You must think by now that I am either perfect, or terribly adamant, even when I am wrong. Good. I am not at all perfect: in fact, I gave it up to fulfil my human-ness – imperfection that is. Secondly, I have a funny reputation for the best apologies. On two different occasions, I ended up apologising to two of my female colleagues after very hot arguments. On both cases I went on my knees publicly, which marvelled everyone around especially those who really believed there was nothing good about me. The day the issue came up at the office meeting, those two days clearly stood in my favour, and exonerated me as not being proud. But yes, you are correct. I am very adamant. I admit that I can be too much of a believer sometimes but I endeavour not to be blinded by myself.
‘Am glad I have been able to fix things with the other idiot and he’s back to being a correct guy.
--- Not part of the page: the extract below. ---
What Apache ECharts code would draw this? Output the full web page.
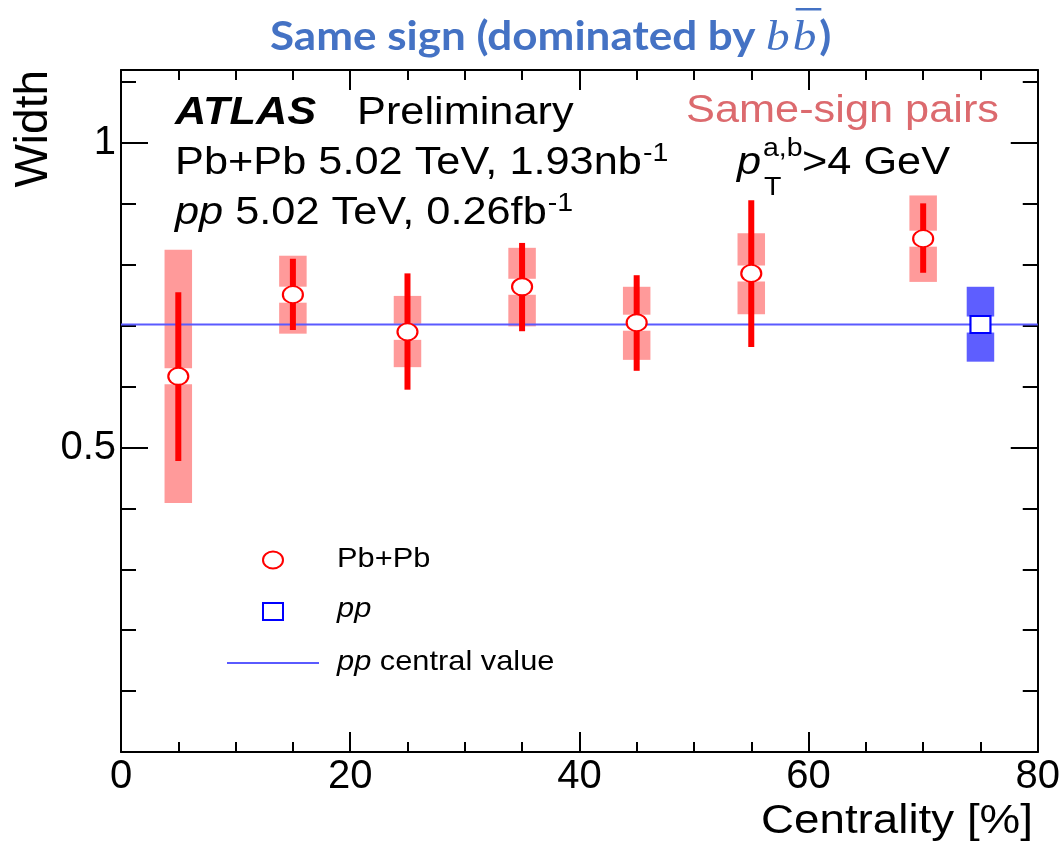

Thanks to a 30-minute project members’ meeting that saw my voice rise through the better part of it. Fortunately, my belief in collective leadership helped me ensure that I didn’t lord myself over any of my men. I can breathe now, but I am yet to decide what to do to the professional cock-sucker. Anyway, he’s off my chat list, facebook, hi5, and other fun stuff. Soon, he’ll be left with 2 ½ means of communicating with me: office email, colleagues and short, concise and very direct talk, like, “Can I have the file please?” and I point to where it may be without a word.
Finally, don’t just read this and leave me a comment. Please pray for me ok. I am Catholic so that tells you that I believe in God!
April 23, 2008 at 9:08 pm
Hey Sweets…I’ve tagged you
May 4, 2008 at 4:42 pm
I don hear! come back, i go don finish the thing.
May 9, 2008 at 8:17 am
since i’m at MTech, i’m wondering and guessing who it is u r talking about.
i guess we both know.
anyway, no workplace is without such folk.
a friend once said, ” if u think someone is difficult to be with, remember that some people also find it difficult to understand u”
all the best tho’ and know it’s a pleasure to have someone like on the team.
May 9, 2008 at 8:40 am
since i’m at MTech, i’m wondering and guessing who it is u r talking about.
i guess we both know.
anyway, no workplace is without such folk.
a friend once said, ” if u think someone is difficult to be with, remember that some people also find it difficult to understand u”
all the best tho’ and know it’s a pleasure to have someone like u on the team.